Mas a vida no meio do povo nos ensina que não há justiça enquanto o povo passa fome. Não há justiça enquanto famílias vivem nas ruas após despejos de imóveis que ficarão abandonados. Não há justiça no genocídio e prisão da juventude negra e periférica com as mesmas armas que matam o povo palestino. Se o Direito serve aos grandes ricos, então nada tem a ver com justiça.
Da mesma forma, as faculdades de Direito ensinam que o Estado é neutro, criador de um sistema de justiça do qual o advogado é parte, com a única finalidade de resolver os conflitos sociais e promover a conciliação entre as classes sociais para o benefício de todos.
Porém, a luta popular e o estudo do marxismo-leninismo esclarecem que “o Estado é um órgão de dominação de classe, um órgão de opressão de uma classe por outra, é a criação da ‘ordem’ que legaliza e consolida esta opressão moderando o conflito de classes” (V. I. Lênin, O Estado e a Revolução).
Não há neutralidade. O Estado é uma forma de organização da opressão feita pelos ricos e para os ricos. É o Estado que institui as polícias que matam os filhos dos trabalhadores diariamente; que prende nossos camaradas em presídios sujos, desumanos; e que despeja famílias vulneráveis do único teto que conseguiram construir. Nessa luta de classes que se acirra a cada dia, é hora de os advogados tomarem o lado dos seus, o lado da classe trabalhadora.

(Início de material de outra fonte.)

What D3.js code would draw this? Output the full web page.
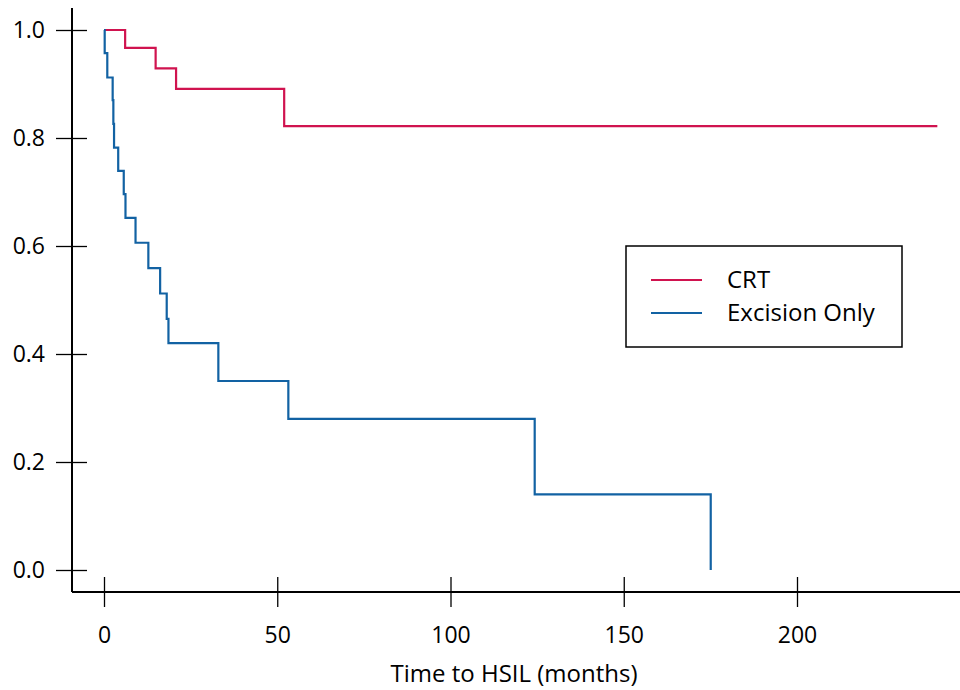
<!DOCTYPE html>
<html>
<head>
<meta charset="utf-8">
<script src="https://cdn.jsdelivr.net/npm/d3@7"></script>
<style>
  body { margin: 0; background: #fff; }
  svg text { font-family: "Open Sans", sans-serif; fill: #000; }
</style>
</head>
<body>
<div id="chart"></div>
<script>
// Kaplan-Meier steps (time in months, survival)
var crtTimes = [0, 6.1, 14.9, 20.8, 52.0, 240.5];
var crtSurv  = [1.0, 0.967, 0.929, 0.891, 0.822, 0.822];

var excTimes = [0, 0.2, 0.95, 2.5, 2.7, 2.9, 4.1, 5.7, 6.2, 9.1, 12.8, 16.2, 18.1, 18.6, 33.0, 53.2, 124.3, 175.1];
var excSurv  = [1.0, 0.957, 0.912, 0.870, 0.826, 0.782, 0.739, 0.696, 0.652, 0.606, 0.559, 0.512, 0.465, 0.420, 0.350, 0.280, 0.140, 0.0];

var xTicks = [0, 50, 100, 150, 200];
var yTicks = [0, 0.2, 0.4, 0.6, 0.8, 1.0];
var seriesNames = ["CRT", "Excision Only"];
var seriesColors = ["#d0134f", "#1262a3"];

var W = 960, H = 690;

var svg = d3.select("#chart").append("svg")
  .attr("width", W).attr("height", H);

var x = d3.scaleLinear().domain([0, 200]).range([104, 797]);
var y = d3.scaleLinear().domain([0, 1]).range([570, 30]);

// axes (tick marks cross the axis line on both sides)
var axisY = 592, axisX = 72;

var xAxis = d3.axisBottom(x).tickValues(xTicks).tickSize(0)
  .tickFormat(d3.format("d"));
var gx = svg.append("g").attr("transform", `translate(0,${axisY})`).call(xAxis);
gx.select(".domain").remove();
gx.selectAll(".tick line").attr("y1", -15).attr("y2", 15).attr("stroke", "#000").attr("stroke-width", 1.3);
gx.selectAll(".tick text").style("font-size", "23px").attr("dy", "0.71em").attr("y", 35);
gx.append("line").attr("x1", axisX).attr("x2", W).attr("y1", 0).attr("y2", 0)
  .attr("stroke", "#000").attr("stroke-width", 2);

var yAxis = d3.axisLeft(y).tickValues(yTicks).tickSize(0).tickPadding(27)
  .tickFormat(d3.format(".1f"));
var gy = svg.append("g").attr("transform", `translate(${axisX},0)`).call(yAxis);
gy.select(".domain").remove();
gy.selectAll(".tick line").attr("x1", -16).attr("x2", 15).attr("stroke", "#000").attr("stroke-width", 1.3);
gy.selectAll(".tick text").style("font-size", "23px");
gy.append("line").attr("x1", 0).attr("x2", 0).attr("y1", 8).attr("y2", axisY)
  .attr("stroke", "#000").attr("stroke-width", 2);

svg.append("text")
  .attr("x", 514).attr("y", 682)
  .attr("text-anchor", "middle")
  .style("font-size", "24px")
  .text("Time to HSIL (months)");

// step curves
var line = d3.line().x(d => x(d[0])).y(d => y(d[1])).curve(d3.curveStepAfter);

function drawCurve(times, surv, color) {
  var pts = times.map((t, i) => [t, surv[i]]);
  svg.append("path")
    .datum(pts)
    .attr("d", line)
    .attr("fill", "none")
    .attr("stroke", color)
    .attr("stroke-width", 2.2);
}
drawCurve(crtTimes, crtSurv, seriesColors[0]);
drawCurve(excTimes, excSurv, seriesColors[1]);

// legend
var lg = svg.append("g");
lg.append("rect")
  .attr("x", 626).attr("y", 246).attr("width", 276).attr("height", 101)
  .attr("fill", "#fff").attr("stroke", "#000").attr("stroke-width", 1.5);
seriesNames.forEach(function(name, i) {
  var yy = 280 + i * 33;
  lg.append("line")
    .attr("x1", 651).attr("x2", 702).attr("y1", yy).attr("y2", yy)
    .attr("stroke", seriesColors[i]).attr("stroke-width", 2);
  lg.append("text")
    .attr("x", 727).attr("y", yy).attr("dy", "0.35em")
    .style("font-size", "24px")
    .text(name);
});
</script>
</body>
</html>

Apenas com a organização do proletariado e a tomada do poder será possível falar em mudança profunda desse cenário. A construção do socialismo, com o fim da fome, da miséria, do desemprego e da violência, é a realização da justiça. E a advocacia deve ser parte disso.
A experiência do trabalho do NAP-MLC mostrou que a advocacia popular e socialista deve ser construída para lutar ao lado dos demais seguimentos da classe trabalhadora da qual os advogados fazem parte. É possível criar dezenas de núcleos de advocacia popular pelo Brasil. Porém, isso demanda um grande trabalho de organização e atenção dos núcleos dos movimentos sociais. Essa é nossa tarefa, camaradas.